-- START Recorded data --

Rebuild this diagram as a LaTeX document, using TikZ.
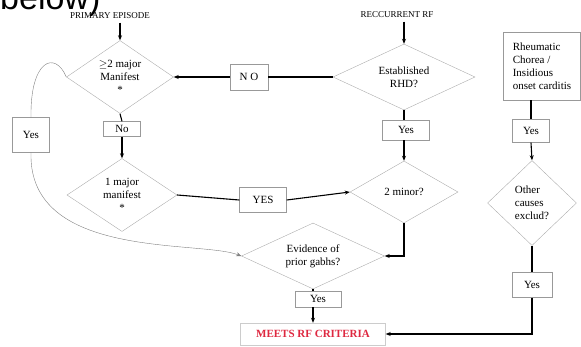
\documentclass[tikz,border=0pt]{standalone}
\usepackage{fontspec}
\setmainfont{Liberation Serif}
\newfontfamily\headfont{Liberation Sans}
\usetikzlibrary{arrows.meta, shapes.geometric}
\definecolor{critred}{RGB}{222,40,64}

\begin{document}
\begin{tikzpicture}[x=1pt, y=-1pt, font=\fontsize{11}{13}\selectfont,
  test/.style={diamond, draw=gray!65, inner sep=0pt, align=center},
  ans/.style={rectangle, draw=gray!80, inner sep=1pt},
  flow/.style={black, line width=1.1pt},
  >={Stealth[length=5pt, width=4pt]}]
\useasboundingbox (0,0) rectangle (581,346);
\clip (0,0) rectangle (581,346);

\node[anchor=base west, inner sep=0pt, font=\headfont\fontsize{34}{34}\selectfont] (head) at (0,9) {below)};
\node[font=\fontsize{9}{10}\selectfont] (pri) at (110,16) {PRIMARY EPISODE};
\node[font=\fontsize{9}{10}\selectfont] (rec) at (397,15) {RECCURRENT RF};

\node[test, minimum width=107pt, minimum height=73pt, aspect=1.47] (d1) at (120,77) {$\geq$2 major\\Manifest\\*};
\node[test, minimum width=142pt, minimum height=66pt, aspect=2.15] (d2) at (404,77) {Established\\RHD?};
\node[test, minimum width=108pt, minimum height=62pt, aspect=1.74] (d3) at (404,192) {2 minor?};
\node[test, minimum width=110pt, minimum height=73pt, aspect=1.5] (d4) at (122,195) {1 major\\manifest\\*};
\node[test, minimum width=143pt, minimum height=66pt, aspect=2.17] (d5) at (313,256) {Evidence of\\prior gabhs?};
\node[test, minimum width=89pt, minimum height=85pt, aspect=1.05, align=left] (d6) at (532,203) {Other\\causes\\exclud?};

\node[ans, minimum width=38pt, minimum height=26pt] (no) at (249,77) {N O};
\node[ans, minimum width=37pt, minimum height=15pt] (no1) at (122,129) {No};
\node[ans, minimum width=37pt, minimum height=35pt] (yl) at (31,135) {Yes};
\node[ans, minimum width=47pt, minimum height=20pt] (y2) at (406,130) {Yes};
\node[ans, minimum width=47pt, minimum height=25pt] (yes) at (263,200) {YES};
\node[ans, minimum width=46pt, minimum height=16pt] (y5) at (318,299) {Yes};
\node[ans, minimum width=77pt, minimum height=68pt, align=left] (rc) at (542,66) {Rheumatic\\Chorea /\\Insidious\\onset carditis};
\node[ans, minimum width=37pt, minimum height=23pt] (y6) at (531,131) {Yes};
\node[ans, minimum width=40pt, minimum height=25pt] (y7) at (532,285) {Yes};
\node[rectangle, draw=gray!40, minimum width=145pt, minimum height=22pt, text=critred, font=\bfseries\fontsize{11}{13}\selectfont] (meets) at (313,334) {MEETS RF CRITERIA};

\draw[flow, ->] (d1.north |- pri.south) -- (d1.north);
\draw[flow, ->] (d2.north |- rec.south) -- (d2.north);
\draw[flow] (d2.west) -- (no.east);
\draw[flow, ->] (no.west) -- (d1.east);
\draw[flow] (d2.south) -- (d2.south |- y2.north);
\draw[flow, ->] (d2.south |- y2.south) -- (d3.north);
\draw[flow] (d1.south) -- (no1.north);
\draw[flow, ->] (no1.south) -- (d4.north);
\draw[flow] (d4.east) -- (yes.west);
\draw[flow, ->] (yes.east) -- (d3.west);
\draw[flow, ->] (d3.south) |- (d5.east);
\draw[flow] (d5.south) -- (d5.south |- y5.north);
\draw[flow, ->] (d5.south |- y5.south) -- (meets.north);
\draw[flow] (y6.north |- rc.south) -- (y6.north);
\draw[flow, ->] (y6.south) -- (d6.north);
\draw[flow] (d6.south) -- (y7.north);
\draw[flow, ->] (y7.south) |- (meets.east);
\draw[gray] (d1.west) .. controls (55,50) and (30,60) .. (yl.north);
\draw[gray, ->] (yl.south) .. controls (28,260) and (200,240) .. (d5.west);
\end{tikzpicture}
\end{document}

-- END Recorded data --

- The request: Copy nothing but the lines from the first one in the listing through the line with "(rec) at (397,15)", and omit the pictures.

- Output:
Rebuild this diagram as a LaTeX document, using TikZ.
\documentclass[tikz,border=0pt]{standalone}
\usepackage{fontspec}
\setmainfont{Liberation Serif}
\newfontfamily\headfont{Liberation Sans}
\usetikzlibrary{arrows.meta, shapes.geometric}
\definecolor{critred}{RGB}{222,40,64}

\begin{document}
\begin{tikzpicture}[x=1pt, y=-1pt, font=\fontsize{11}{13}\selectfont,
  test/.style={diamond, draw=gray!65, inner sep=0pt, align=center},
  ans/.style={rectangle, draw=gray!80, inner sep=1pt},
  flow/.style={black, line width=1.1pt},
  >={Stealth[length=5pt, width=4pt]}]
\useasboundingbox (0,0) rectangle (581,346);
\clip (0,0) rectangle (581,346);

\node[anchor=base west, inner sep=0pt, font=\headfont\fontsize{34}{34}\selectfont] (head) at (0,9) {below)};
\node[font=\fontsize{9}{10}\selectfont] (pri) at (110,16) {PRIMARY EPISODE};
\node[font=\fontsize{9}{10}\selectfont] (rec) at (397,15) {RECCURRENT RF};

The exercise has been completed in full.